3. Data Management

Updated 2 years ago by TruSTAR

The TruSTAR platform combines your internal data with internal and external intelligence sources to provide automated threat intelligence that improves the quality of information exchanged between TruSTAR and your security tools.

Internal Data

Internal data is the raw data generated within your organization, such as logs, emails, and network traffic. This raw data is what you submit to TruSTAR to be enriched and then shared internally and/or externally to assist in security investigations and detections. Data submitted to TruSTAR starts out as an Event, and each Event can contain Observables.

Observables are entities, such as a URL, an IP address, a hash, or an email address. Observables do not always establish a baseline for whether an entity is good or bad, but they are useful for creating relationships between two or more data entities that can then lead to assigning a Safe or Malicious label to that Observable.

Events are anomalous behaviors or activities that are observed and captured by your internal systems, such as alerts, emails, or cases, or issues. Each event contains one or more observables.

Threat Intelligence

Threat Intelligence provides an outside opinion, or context, on Observables, such as maliciousness or attributes that can include actors, campaigns, malware, CVEs, and other non-malicious objects. You can combine external intelligence sources with your internal historical data to label and score internal events or suspicious alerts, automating the process of investigation and accelerating your response to events. 

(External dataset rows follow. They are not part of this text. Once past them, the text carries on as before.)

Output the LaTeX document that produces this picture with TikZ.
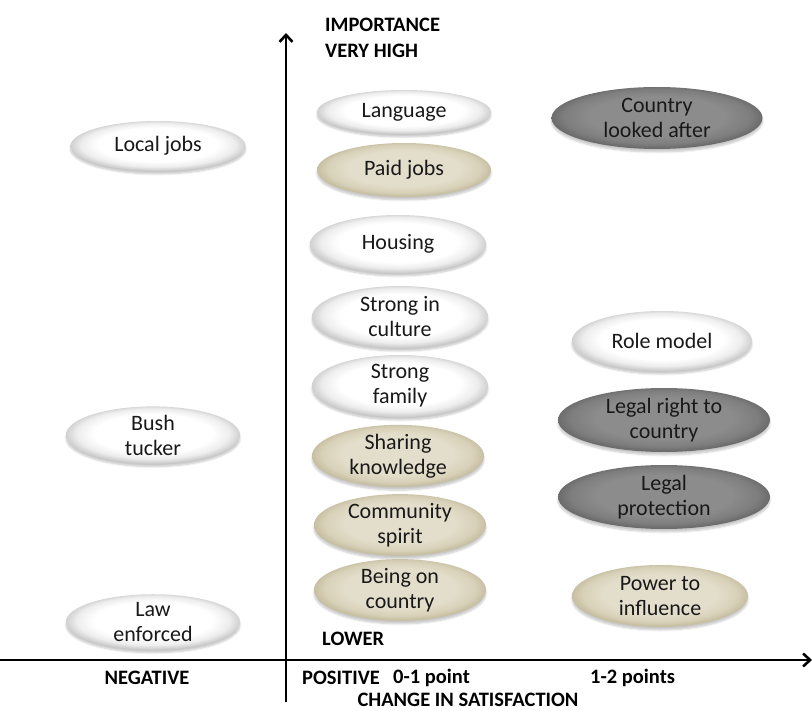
\documentclass[tikz,border=0pt]{standalone}
\usepackage{fontspec}
\setmainfont{Carlito}
\usetikzlibrary{shapes.geometric,arrows.meta,shadows.blur}

\definecolor{whitemid}{HTML}{EDEDED}
\definecolor{whiteedge}{HTML}{D0D0D0}
\definecolor{beigein}{HTML}{E3DECB}
\definecolor{beigemid}{HTML}{D8D1B9}
\definecolor{beigeedge}{HTML}{C6BFA2}
\definecolor{greyin}{HTML}{8C8C8C}
\definecolor{greymid}{HTML}{7E7E7E}
\definecolor{greyedge}{HTML}{6C6C6C}

% glossy fills: flat centre, soft darker rim
\pgfdeclareradialshading{glosswhite}{\pgfpoint{0bp}{2bp}}{color(0bp)=(white); color(17bp)=(white); color(22bp)=(whitemid); color(25bp)=(whiteedge); color(50bp)=(whiteedge)}
\pgfdeclareradialshading{glossbeige}{\pgfpoint{0bp}{2bp}}{color(0bp)=(beigein); color(16bp)=(beigein); color(22bp)=(beigemid); color(25bp)=(beigeedge); color(50bp)=(beigeedge)}
\pgfdeclareradialshading{glossgrey}{\pgfpoint{0bp}{2bp}}{color(0bp)=(greyin); color(16bp)=(greyin); color(22bp)=(greymid); color(25bp)=(greyedge); color(50bp)=(greyedge)}

\tikzset{
  bubble/.style={ellipse, inner sep=0pt, align=center,
    font=\fontsize{22}{25}\selectfont, text=black!90,
    blur shadow={shadow xshift=0pt, shadow yshift=-3pt, shadow opacity=22, shadow blur steps=6}},
  plain/.style={bubble, shading=glosswhite},
  beige/.style={bubble, shading=glossbeige},
  grey/.style={bubble, shading=glossgrey},
  axislabel/.style={font=\fontsize{20.5}{24}\selectfont\bfseries, inner sep=0pt},
  axis/.style={line width=2.6pt, -{Straight Barb[length=7pt,width=13pt,line width=2.6pt]}},
}

\begin{document}
\begin{tikzpicture}[x=1pt,y=-1pt]
\useasboundingbox (0,0) rectangle (812,711);

% axes
\coordinate (xs) at (0,660);
\coordinate (xe) at (812,660);
\coordinate (ys) at (286,702);
\coordinate (ye) at (286,33);
\draw[axis] (xs) -- (xe);
\draw[axis] (ys) -- (ye);

% axis labels
\node[axislabel, anchor=west] (imp) at (325,25) {IMPORTANCE};
\node[axislabel, anchor=west] (vh) at (325,51) {VERY HIGH};
\node[axislabel, anchor=west] (low) at (322,639) {LOWER};
\node[axislabel] (neg) at (147,678) {NEGATIVE};
\node[axislabel, anchor=west] (pos) at (302,678) {POSITIVE};
\node[axislabel, anchor=west] (p01) at (393,678) {0-1 point};
\node[axislabel, anchor=west] (p12) at (590,678) {1-2 points};
\node[axislabel] (chg) at (468,700) {CHANGE IN SATISFACTION};

% negative change
\node[plain, minimum width=175, minimum height=50] (localjobs) at (158,146) {Local jobs};
\node[plain, minimum width=174, minimum height=56] (bush) at (153,435) {Bush\\tucker};
\node[plain, minimum width=174, minimum height=54] (law) at (153,622) {Law\\enforced};

% 0-1 point
\node[plain, minimum width=174, minimum height=44] (language) at (404,112) {Language};
\node[beige, minimum width=174, minimum height=54] (paid) at (404,170) {Paid jobs};
\node[plain, minimum width=176, minimum height=58] (housing) at (398,244) {Housing};
\node[plain, minimum width=176, minimum height=62] (culture) at (400,317) {Strong in\\culture};
\node[plain, minimum width=176, minimum height=62] (family) at (400,386) {Strong\\family};
\node[beige, minimum width=172, minimum height=60] (sharing) at (398,456) {Sharing\\knowledge};
\node[beige, minimum width=172, minimum height=58] (community) at (400,525) {Community\\spirit};
\node[beige, minimum width=172, minimum height=58] (being) at (400,590) {Being on\\country};

% 1-2 points
\node[grey, minimum width=211, minimum height=62] (lookedafter) at (657,118) {Country\\looked after};
\node[plain, minimum width=180, minimum height=60] (role) at (662,341) {Role model};
\node[grey, minimum width=212, minimum height=64] (right) at (664,420) {Legal right to\\country};
\node[grey, minimum width=212, minimum height=64] (protect) at (664,497) {Legal\\protection};
\node[beige, minimum width=176, minimum height=62] (power) at (660,596) {Power to\\influence};
\end{tikzpicture}
\end{document}
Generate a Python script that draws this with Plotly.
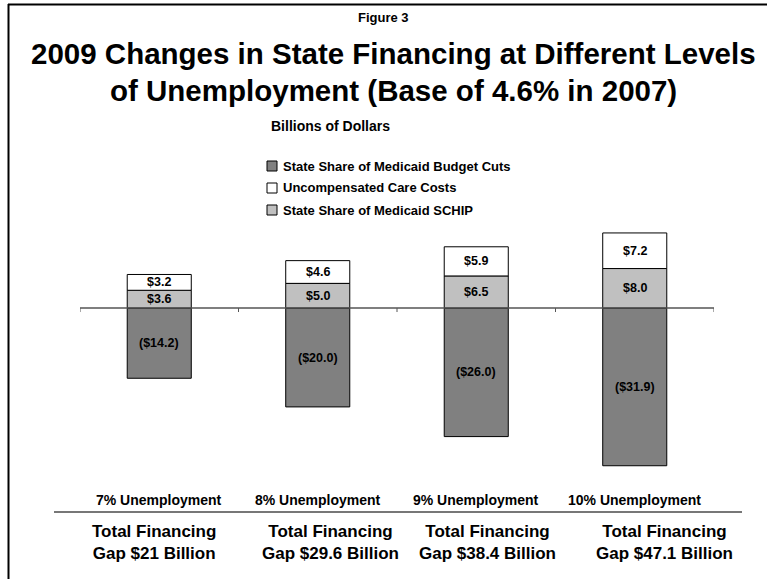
import plotly.graph_objects as go

# ---- data ----
categories = ["7% Unemployment", "8% Unemployment", "9% Unemployment", "10% Unemployment"]
gap_labels = ["Total Financing<br>Gap $21 Billion", "Total Financing<br>Gap $29.6 Billion",
              "Total Financing<br>Gap $38.4 Billion", "Total Financing<br>Gap $47.1 Billion"]
budget_cuts = [-14.2, -20.0, -26.0, -31.9]
schip = [3.6, 5.0, 6.5, 8.0]
uncompensated = [3.2, 4.6, 5.9, 7.2]
series_names = ["State Share of Medicaid Budget Cuts", "Uncompensated Care Costs",
                "State Share of Medicaid SCHIP"]

# ---- layout geometry (pixels) ----
W, H = 767, 579
ML, MR, MT, MB = 80, 53, 229, 93
PW, PH = W - ML - MR, H - MT - MB
FONT = "Liberation Sans, Arial, sans-serif"

def pxx(x):
    return (x - ML) / PW

def pxy(y):
    return (H - MB - y) / PH

C_DARK, C_LIGHT, C_WHITE = "#808080", "#c0c0c0", "#ffffff"
xs = list(range(len(categories)))
BW = 0.404

fig = go.Figure()
fig.add_trace(go.Bar(x=xs, y=budget_cuts, width=BW, name=series_names[0],
                     marker=dict(color=C_DARK, line=dict(color="black", width=1))))
fig.add_trace(go.Bar(x=xs, y=schip, width=BW, name=series_names[2],
                     marker=dict(color=C_LIGHT, line=dict(color="black", width=1))))
fig.add_trace(go.Bar(x=xs, y=uncompensated, width=BW, name=series_names[1],
                     marker=dict(color=C_WHITE, line=dict(color="black", width=1))))

annotations = []
shapes = []

def ann(x, y, text, size, xref="paper", yref="paper", xanchor="center"):
    annotations.append(dict(x=x, y=y, xref=xref, yref=yref, text=text, showarrow=False,
                            xanchor=xanchor, yanchor="middle",
                            font=dict(family=FONT, size=size, color="black")))

# value labels centered in segments
for i in xs:
    c, s, u = budget_cuts[i], schip[i], uncompensated[i]
    ann(i, c / 2, f"<b>(${abs(c):.1f})</b>", 12.5, "x", "y")
    ann(i, s / 2, f"<b>${s:.1f}</b>", 12.5, "x", "y")
    ann(i, s + u / 2, f"<b>${u:.1f}</b>", 12.5, "x", "y")

# zero axis line and ticks
shapes.append(dict(type="line", xref="x", yref="y", x0=-0.5, x1=len(xs) - 0.5, y0=0, y1=0,
                   line=dict(color="#555555", width=1.5), layer="above"))
for b in [i - 0.5 for i in range(len(xs) + 1)]:
    shapes.append(dict(type="line", xref="x", yref="y", x0=b, x1=b, y0=0, y1=-0.8,
                       line=dict(color="#555555", width=1)))

# frame border (top and left)
shapes.append(dict(type="line", xref="paper", yref="paper", x0=pxx(8), x1=pxx(767),
                   y0=pxy(4.5), y1=pxy(4.5), line=dict(color="black", width=2)))
shapes.append(dict(type="line", xref="paper", yref="paper", x0=pxx(8.5), x1=pxx(8.5),
                   y0=pxy(4), y1=pxy(579), line=dict(color="black", width=2)))

# titles
ann(pxx(383), pxy(17), "<b>Figure 3</b>", 13)
ann(pxx(393), pxy(53), "<b>2009 Changes in State Financing at Different Levels</b>", 29.5)
ann(pxx(393), pxy(91), "<b>of Unemployment (Base of 4.6% in 2007)</b>", 29.5)
ann(pxx(330), pxy(126), "<b>Billions of Dollars</b>", 14)

# manual legend
leg_rows = [(series_names[0], C_DARK, 166), (series_names[1], C_WHITE, 188),
            (series_names[2], C_LIGHT, 210)]
for name, col, yy in leg_rows:
    shapes.append(dict(type="rect", xref="paper", yref="paper", x0=pxx(267), x1=pxx(277),
                       y0=pxy(yy - 5), y1=pxy(yy + 5), fillcolor=col,
                       line=dict(color="black", width=1)))
    ann(pxx(281), pxy(yy), f"<b>{name}</b>", 13, xanchor="left")

# category labels, separator, totals
cat_centers = [ML + PW * (i + 0.5) / len(xs) for i in xs]
gap_centers = [154, 330, 487, 664]
for i in xs:
    ann(pxx(cat_centers[i]), pxy(500), f"<b>{categories[i]}</b>", 14)
    ann(pxx(gap_centers[i]), pxy(542), f"<b>{gap_labels[i]}</b>", 17)
shapes.append(dict(type="line", xref="paper", yref="paper", x0=pxx(54), x1=pxx(742),
                   y0=pxy(512), y1=pxy(512), line=dict(color="#777777", width=2)))

fig.update_layout(
    width=W, height=H, margin=dict(l=ML, r=MR, t=MT, b=MB, pad=0),
    barmode="relative", showlegend=False,
    paper_bgcolor="white", plot_bgcolor="white",
    xaxis=dict(visible=False, range=[-0.5, len(xs) - 0.5]),
    yaxis=dict(visible=False, range=[-36, 16]),
    annotations=annotations, shapes=shapes,
)

fig.write_html("out.html")
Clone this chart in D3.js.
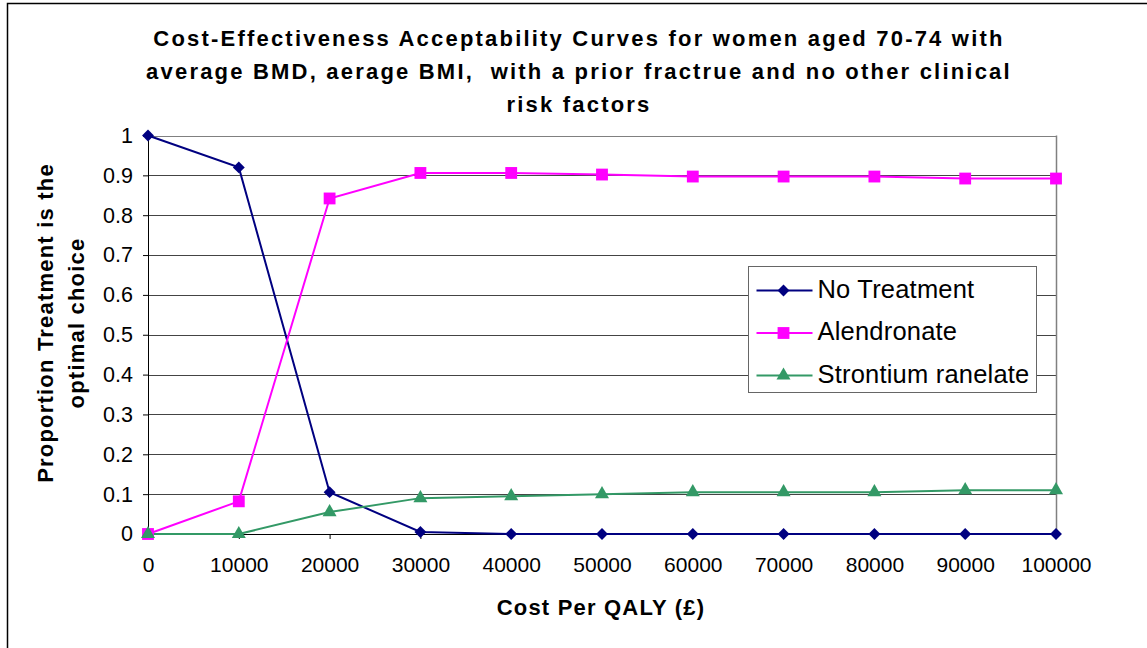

Indicators are entities or data objects, such as a URL, an IP address, a hash or an email address associated with an attribute or set of attributes such as a campaign, a malware family, a threat actor, or a TTP. Indicators establish a baseline for badness of an entity.

Attributes are the context such as a ttp, a campaign, a malware family, or a threat actor used for the categorization of  an indicator as malicious or not. Attributes provide context as to why an indicator was scored a certain way.

Intelligence Reports are reports with an indicator or a collated list of indicators and its attributes that can help provide context such as indicator maliciousness or confidence.  Each Intelligence report contains one or more indicators and associated attributes. 

The surface area of where these intelligence sources add labels to unlabeled data in the form of scores or context is called coverage. The goal of threat intelligence is to maximize this coverage by choosing the best sources for your organization, given any budget constraints.

The TruSTAR platform categorizes threat Intelligence into three types: 

  • Premium Intelligence Sources: Privately maintained sources that require some commercial relationship with the provider or membership in a group, such as an ISAC/ISAO. The providers of these sources are intelligence specialists who curate and disseminate valuable enriched intelligence. 
  • Open Sources: Public data that is available to everyone, including blogs, RSS feeds, and Open APIs. These sources are generally less curated and provide less valuable labels (such as scores). 
  • Internal Intelligence: Your organization’s curated data from incidents and investigations. This can include Internally generated reports, closed cases and associated tags. This is actually the most useful source for your security workflow because it contains the most relevant and vetted context compared to external sources. 
The most valuable intelligence for your organization is your own historical data about previous events, such as incident reports, tickets, cases, and phishing emails. These events differ from raw data sources like logs and network traffic because they hold a record of context about maliciousness that is specific to your organization. 

Your organization’s historical events can provide context for evaluating Observables and Events in raw data sources and so help you decide how to prioritize future such events in the future.